PW: My biggest source of learning is reading and keeping up with the research, I read about two textbooks every month so I would say about 60% is from that, about 15% is just from sitting down with colleagues and just talking training, listening to what they say and comparing m methods to what they do. A major part of my learning comes from simply trying stuff out.
If you had to give some recommendations on must read books what would you give me off the top of your head?
PW: Why Zebras Don’t Get Ulcers by Robert Sapolsky (this book isn’t going to be specific to training but it’s stuff that you’re pretty much going to need to know if your going into any health related field, It’s pretty much about how the human body recovers and reacts to stress).

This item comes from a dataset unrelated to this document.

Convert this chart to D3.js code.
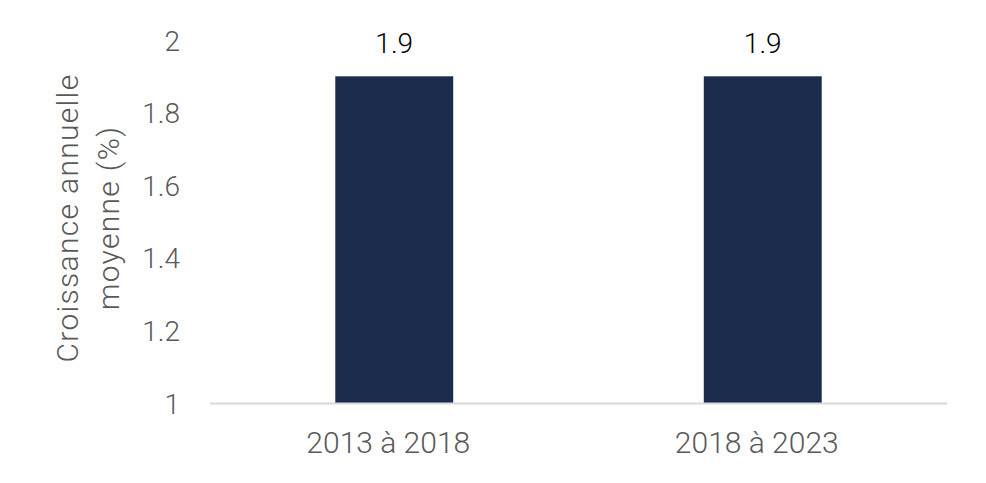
<!DOCTYPE html>
<html><head><meta charset="utf-8">
<script src="https://cdn.jsdelivr.net/npm/d3@7"></script>
<style>
html,body{margin:0;padding:0;background:#fff;}
svg text{font-family:Roboto,"Liberation Sans",sans-serif;font-weight:300;}
</style></head>
<body><svg id="c" width="986" height="483"></svg>
<script>
const categories = ["2013 à 2018", "2018 à 2023"];
const values = [1.9, 1.9];
const valueLabels = ["1.9", "1.9"];
const yTicks = [1, 1.2, 1.4, 1.6, 1.8, 2];
const yTickLabels = ["1", "1.2", "1.4", "1.6", "1.8", "2"];
const yTitle = ["Croissance annuelle", "moyenne (%)"];

(function(){
const svg = d3.select("#c");
const mLeft = 210, mRight = 947, mTop = 40, mBottom = 403;
const x = d3.scaleBand().domain(categories).range([mLeft, mRight]).paddingInner(0.68).paddingOuter(0.34);
const y = d3.scaleLinear().domain([1, 2]).range([mBottom, mTop]);

svg.selectAll("rect.bar").data(values).join("rect")
  .attr("class","bar")
  .attr("x",(d,i)=>x(categories[i]))
  .attr("width",x.bandwidth())
  .attr("y",d=>y(d))
  .attr("height",d=>y(1)-y(d))
  .attr("fill","#1b2b4b");

svg.selectAll("text.val").data(values).join("text")
  .attr("class","val")
  .attr("x",(d,i)=>x(categories[i])+x.bandwidth()/2)
  .attr("y",d=>y(d)-23)
  .attr("text-anchor","middle")
  .attr("font-size",28)
  .attr("fill","#000")
  .text((d,i)=>valueLabels[i]);

const yAxis = d3.axisLeft(y).tickValues(yTicks).tickFormat((d,i)=>yTickLabels[i]).tickSize(0).tickPadding(0);
const gy = svg.append("g").attr("transform",`translate(180,0)`).call(yAxis);
gy.select(".domain").remove();
gy.selectAll("text").attr("font-size",28).attr("fill","#595959").attr("dy","0.36em");

const xAxis = d3.axisBottom(x).tickSize(0).tickPadding(0);
const gx = svg.append("g").attr("transform",`translate(0,${mBottom})`).call(xAxis);
gx.select(".domain").remove();
gx.selectAll("text").attr("font-size",30).attr("fill","#595959").attr("dy",0).attr("dx",-6).attr("y",50);
svg.append("line").attr("x1",mLeft).attr("x2",mRight).attr("y1",mBottom+0.5).attr("y2",mBottom+0.5)
  .attr("stroke","#d9d9d9").attr("stroke-width",2);

const t = svg.append("text").attr("transform",`translate(78,218) rotate(-90)`)
  .attr("text-anchor","middle").attr("font-size",30).attr("fill","#595959")
  .attr("letter-spacing","1.3px");
t.selectAll("tspan").data(yTitle).join("tspan").attr("x",0).attr("dy",(d,i)=>i?41:0).text(d=>d);
})();
</script></body></html>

Super Training by Mel Siff and Verkoshansky
Science and Principals of Training by Zatsiorsky
Ultimate MMA Conditioning by Joel Jamieson
Optimizing Strength by Kraemer
PW: The problem is that I’m interested in so many topics that one minute I’m reading about the history of periodization and the next I’m jumping to anatomy, then nutrition, and then sports massage. It goes on and on!
Yeah that kind of sounds like me, I consider myself to have research ADD, when I read one of your articles I’m going along fine and then you bring up a term that I’m unfamiliar with and all of a sudden I’m researching that term. By the end of the article I’ve already looked up 10 new terms and researched them all. And finally by the time I’m done with your article it had taken me 3 hours to read it!
Thanks for the interview Patrick! It’s always good to see established experts in the field take the time to sit down and chat with up-and-comers like myself. Good luck with all the exciting things happening with your career!